Thank you for voting in the WSYW poll. As of this morning, the tally:
- Should the PRB continue to push for a rule that specifically bans client-laywer sexual relationships?
- Yes: 45
- No: 14
- I need more info: 6
I’ll leave the poll open for a week or two.
Now, on to Five or Friday. Please consider entering. Please consider forwarding the quiz to colleagues. Please email responses to me at email@example.com
An attorney called me with an inquiry. I listened. To clarify, I asked the following question:
- “Ok. I’m not clear. Will someone other than the person committing the act be harmed?”

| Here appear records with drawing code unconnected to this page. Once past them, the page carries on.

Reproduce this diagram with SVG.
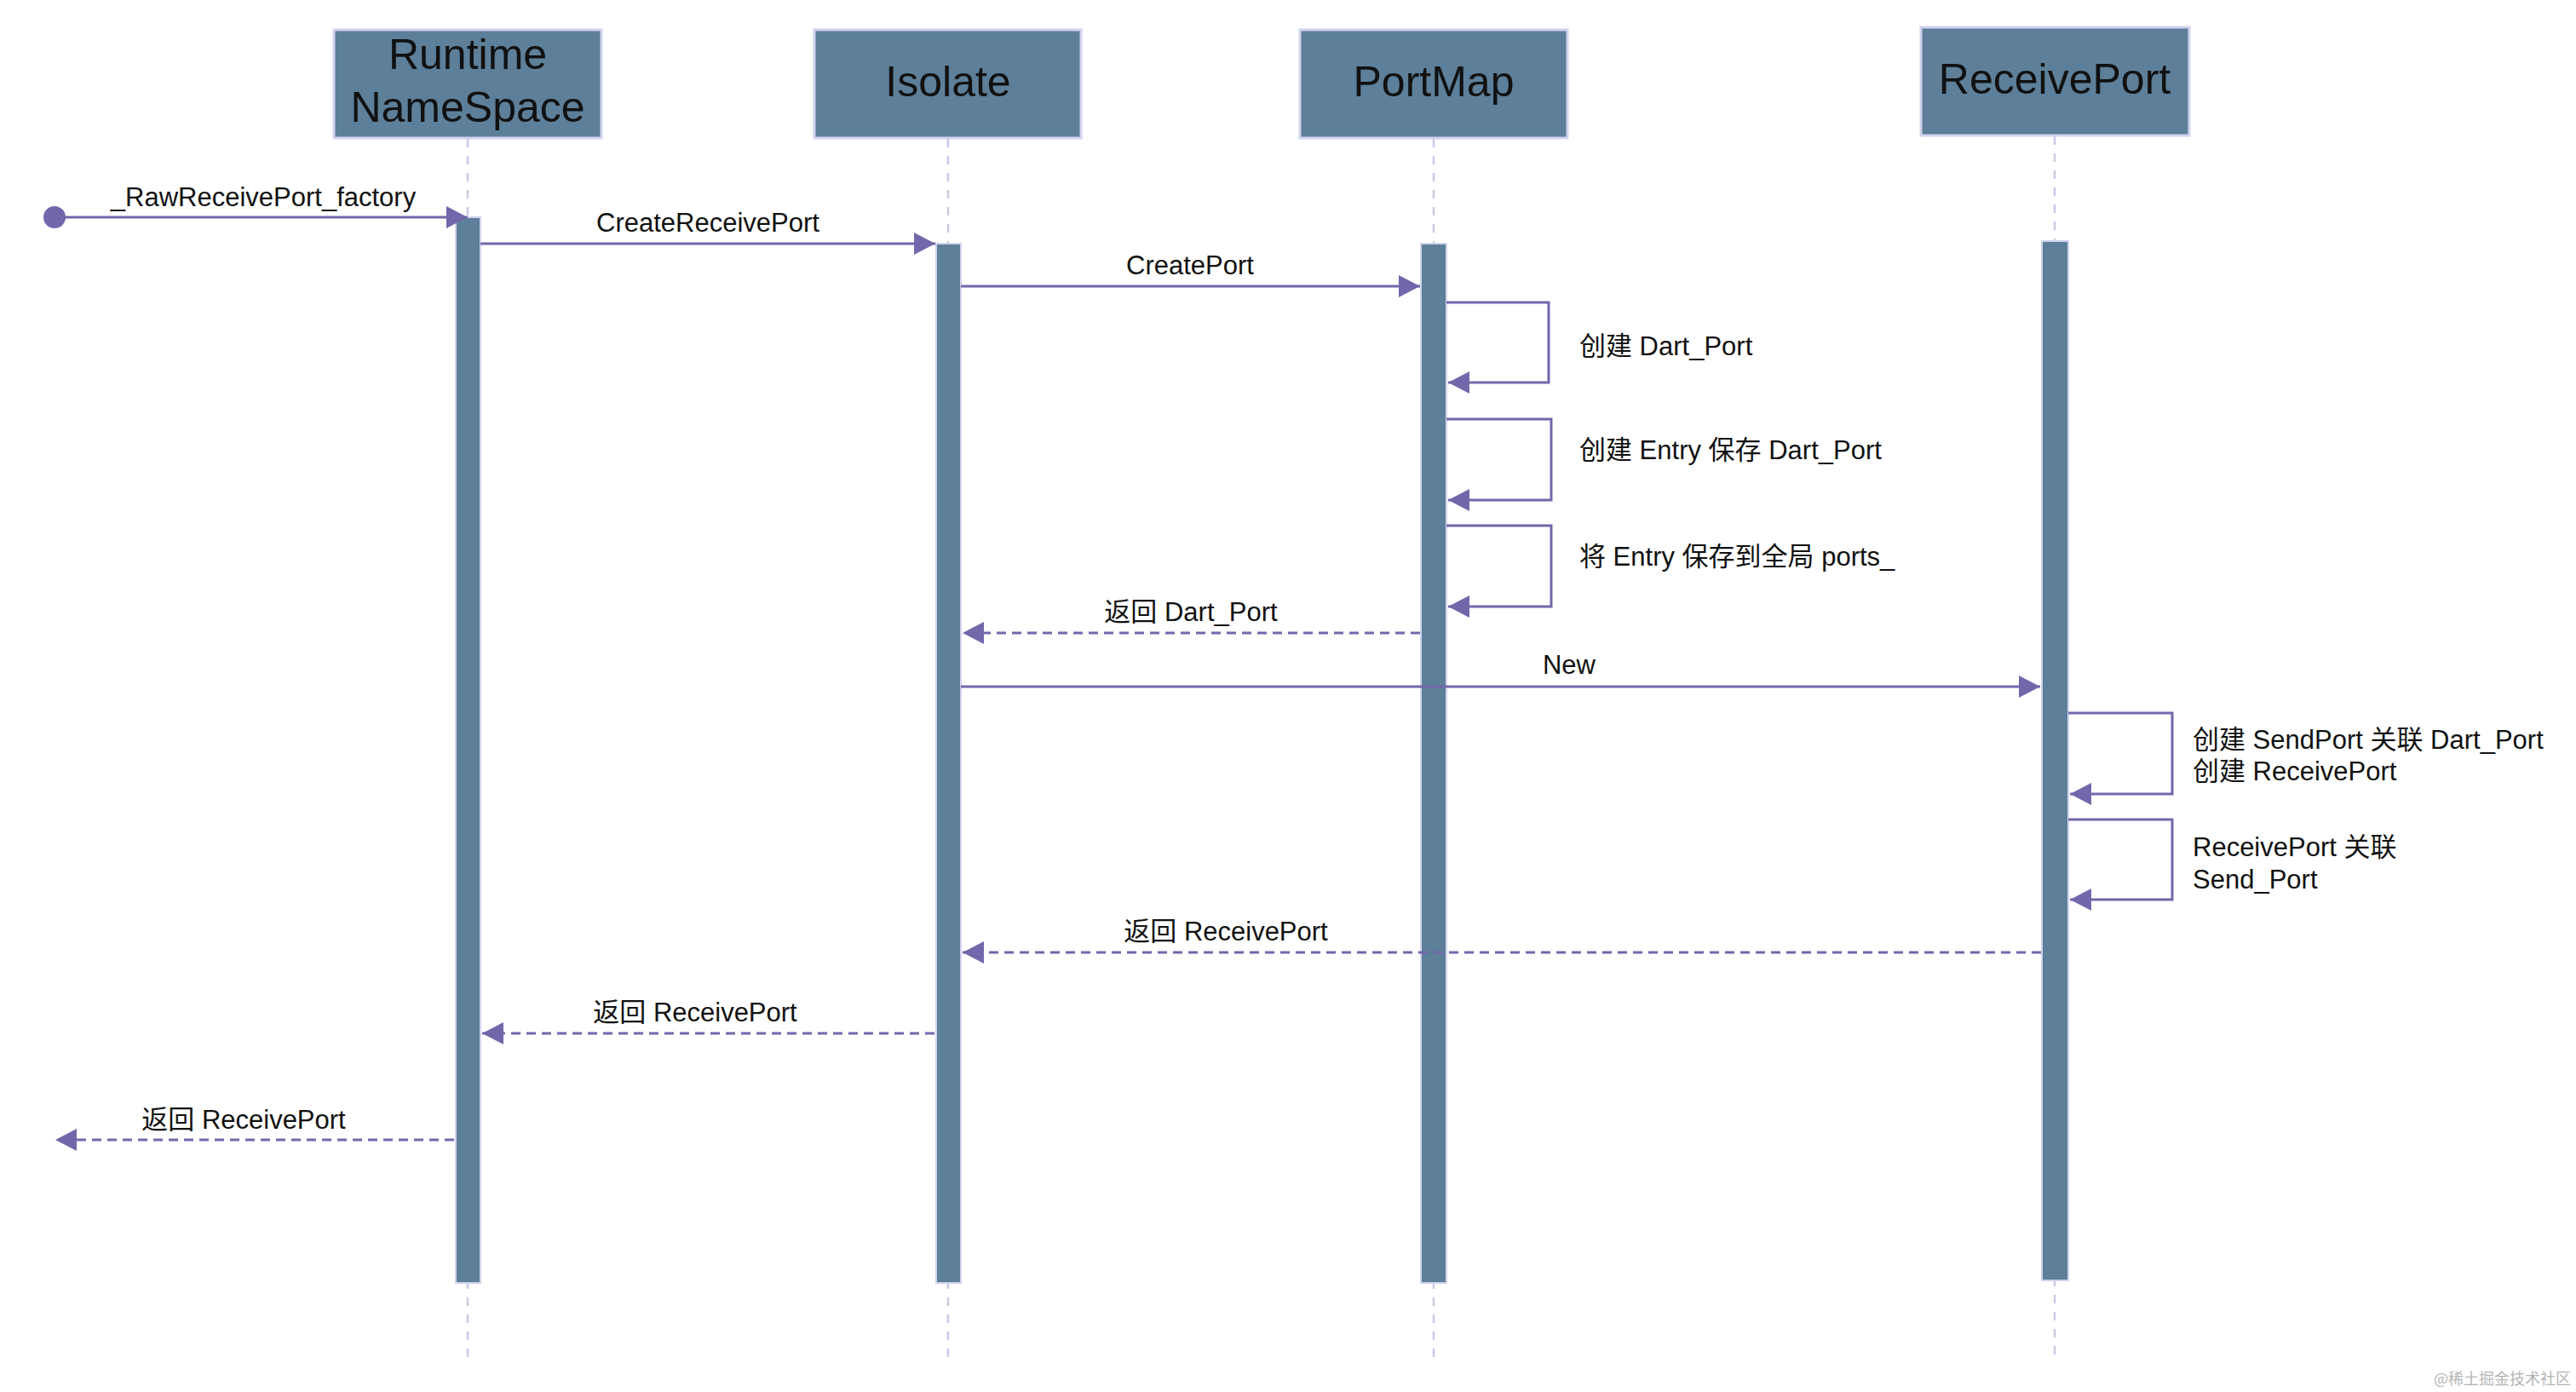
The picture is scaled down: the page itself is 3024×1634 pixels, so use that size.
<svg xmlns="http://www.w3.org/2000/svg" width="3024" height="1634" viewBox="0 0 3024 1634">
<defs>
<style>
.box{fill:#5d7f99;stroke:#d2d2ee;stroke-width:3}
.bar{fill:#5d7f99;stroke:#d2d2ee;stroke-width:2}
.life{stroke:#cacae4;stroke-width:2.5;stroke-dasharray:10 10;fill:none}
.msg{stroke:#7367ab;stroke-width:3;fill:none}
.ret{stroke:#7367ab;stroke-width:3;fill:none;stroke-dasharray:11 7}
.hd{font-family:"Liberation Sans","Noto Sans CJK SC",sans-serif;font-size:50px;fill:#111;text-anchor:middle}
.lb{font-family:"Liberation Sans","Noto Sans CJK SC",sans-serif;font-size:31px;fill:#111}
.c{text-anchor:middle}
.wm{font-family:"Noto Sans CJK SC",sans-serif;font-size:18px;fill:#b4b4b4}
</style>
<marker id="ah" viewBox="0 0 25 26" refX="25" refY="13" markerWidth="25" markerHeight="26" markerUnits="userSpaceOnUse" orient="auto">
<path d="M0,0 L25,13 L0,26 Z" fill="#7367ab"/>
</marker>
</defs>
<rect width="3024" height="1634" fill="#ffffff"/>

<g id="lifelines">
<line class="life" x1="549" y1="163" x2="549" y2="1598"/>
<line class="life" x1="1113" y1="163" x2="1113" y2="1598"/>
<line class="life" x1="1683" y1="163" x2="1683" y2="1598"/>
<line class="life" x1="2412" y1="160" x2="2412" y2="1598"/>
</g>

<g id="runtime">
<rect class="box" x="392" y="35" width="314" height="127"/>
<text class="hd" x="549" y="81">Runtime</text>
<text class="hd" x="549" y="143">NameSpace</text>
<rect class="bar" x="535" y="255" width="29" height="1251"/>
</g>
<g id="isolate">
<rect class="box" x="956" y="35" width="313" height="127"/>
<text class="hd" x="1113" y="113">Isolate</text>
<rect class="bar" x="1099" y="286" width="29" height="1220"/>
</g>
<g id="portmap">
<rect class="box" x="1526" y="35" width="314" height="127"/>
<text class="hd" x="1683" y="113">PortMap</text>
<rect class="bar" x="1668" y="286" width="30" height="1220"/>
</g>
<g id="receiveport">
<rect class="box" x="2255" y="32" width="315" height="127"/>
<text class="hd" x="2412" y="110">ReceivePort</text>
<rect class="bar" x="2397" y="283" width="31" height="1220"/>
</g>

<g id="connectors">
<circle cx="64" cy="255" r="13" fill="#7367ab"/>
<line class="msg" x1="64" y1="255" x2="549" y2="255" marker-end="url(#ah)"/>
<line class="msg" x1="564" y1="286" x2="1098" y2="286" marker-end="url(#ah)"/>
<line class="msg" x1="1128" y1="336" x2="1667" y2="336" marker-end="url(#ah)"/>
<polyline class="msg" points="1698,355 1818,355 1818,449 1700,449" marker-end="url(#ah)"/>
<polyline class="msg" points="1698,492 1821,492 1821,587 1700,587" marker-end="url(#ah)"/>
<polyline class="msg" points="1698,617 1821,617 1821,712 1700,712" marker-end="url(#ah)"/>
<line class="ret" x1="1667" y1="743" x2="1130" y2="743" marker-end="url(#ah)"/>
<line class="msg" x1="1128" y1="806" x2="2395" y2="806" marker-end="url(#ah)"/>
<polyline class="msg" points="2428,837 2550,837 2550,932 2430,932" marker-end="url(#ah)"/>
<polyline class="msg" points="2428,962 2550,962 2550,1056 2430,1056" marker-end="url(#ah)"/>
<line class="ret" x1="2396" y1="1118" x2="1130" y2="1118" marker-end="url(#ah)"/>
<line class="ret" x1="1097" y1="1213" x2="566" y2="1213" marker-end="url(#ah)"/>
<line class="ret" x1="533" y1="1338" x2="65" y2="1338" marker-end="url(#ah)"/>
</g>

<g id="labels">
<text class="lb c" x="309" y="242">_RawReceivePort_factory</text>
<text class="lb c" x="831" y="272">CreateReceivePort</text>
<text class="lb c" x="1397" y="322">CreatePort</text>
<text class="lb" x="1854" y="417">创建 Dart_Port</text>
<text class="lb" x="1854" y="539">创建 Entry 保存 Dart_Port</text>
<text class="lb" x="1854" y="664">将 Entry 保存到全局 ports_</text>
<text class="lb c" x="1398" y="729">返回 Dart_Port</text>
<text class="lb c" x="1842" y="791">New</text>
<text class="lb" x="2574" y="879">创建 SendPort 关联 Dart_Port</text>
<text class="lb" x="2574" y="916">创建 ReceivePort</text>
<text class="lb" x="2574" y="1005">ReceivePort 关联</text>
<text class="lb" x="2574" y="1043">Send_Port</text>
<text class="lb c" x="1439" y="1104">返回 ReceivePort</text>
<text class="lb c" x="816" y="1199">返回 ReceivePort</text>
<text class="lb c" x="286" y="1325">返回 ReceivePort</text>
</g>

<text class="wm" x="2857" y="1625">@稀土掘金技术社区</text>
</svg>
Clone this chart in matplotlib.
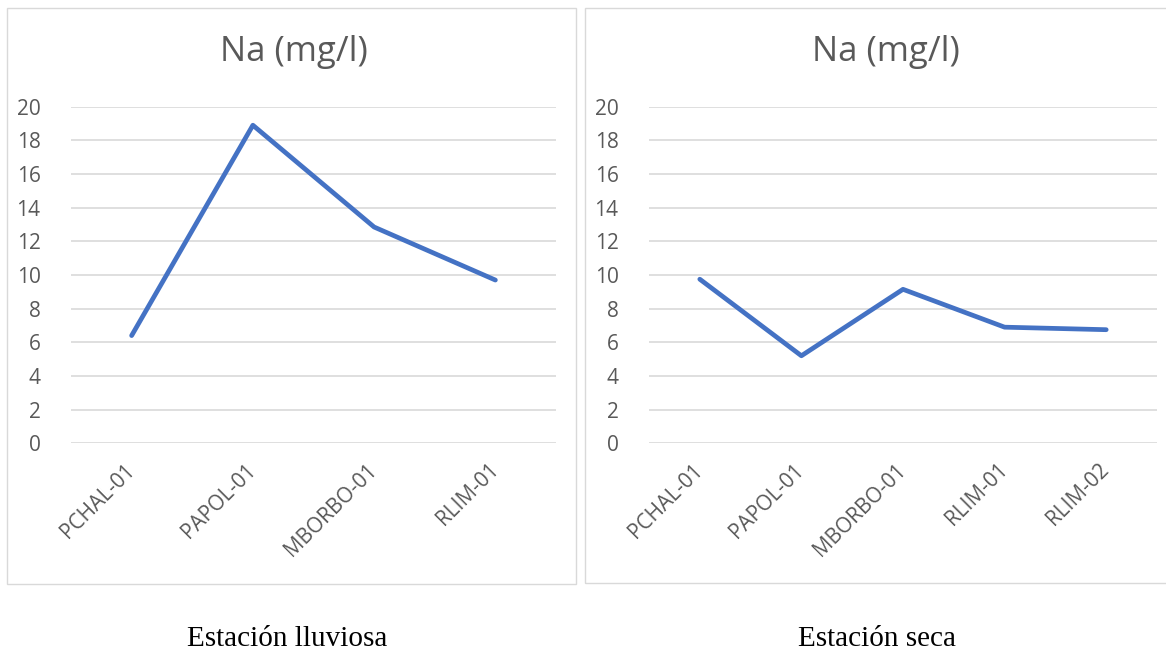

Based upon my question, what general ethics topic did the attorney call me to discuss?
True or False?
- According to a comment to the rules, simultaneous representation in unrelated matters of clients whose interests are only economically adverse, such as representation of competing economic enterprises in unrelated litigation, does not ordinarily constitute a conflict of interest, and thus may not require consent of the respective clients.
Vermont’s rules on conflicts of interest do not impute a lawyer’s “personal conflicts” to other lawyers in the firm. The rules are largely silent on what constitutes a “personal” conflict as opposed to a conflict that is imputed (eg: a former client conflict).
- Lawyer represents Blue. In the same matter, Attorney represents Red. Lawyer and Attorney are closely related by blood. Lawyer and Attorney do not work in the same firm. Which is most accurate under Vermont’s Rules of Professional Conduct?
- A. Lawyer and Attorney are disqualified from representing Blue and Red.
- B. If the interests of Blue and Red align, neither Lawyer nor Attorney has a conflict.
- C. If Lawyer or Attorney has a conflict, the conflict is personal and is not imputed to others in the same firm.
- D. If Lawyer or Attorney has a conflict, the conflict is not “personal” and is imputed to others in the same firm.
For purposes of the Vermont Rules of Professional Conduct, which is not like the others:
- A. A money ordered issued by a federally insured bank
- B. A cashier’s check issued by a credit union
- C. A check in the amount of $101,000 drawn on an IORTA account of a real estate broker licensed in Vermont
- D. A personal check in the amount of $1,001.
In Season 2 of Fargo, attorney Karl Weathers is a ““flowery drunk blessed with the gift of gab and the eloquence of a true con artist.” Indeed, the very first time viewers see Weathers with a client, Weathers is drunk, having driven straight from the local bar to meet his client in jail.
The actor who plays Weathers is much more widely known for his work on a tremendously popular sit-com that aired from 2009-2015. On the sit-com, the actor played a deadpan, mustachioed municipal employee who was a staunch libertarian, a strong advocate for privatizing government, and who despised dealing with the public.
For one point each, name the actor and the sit-com on which he starred before portraying a flowery drunk-con-artist-attorney on Fargo.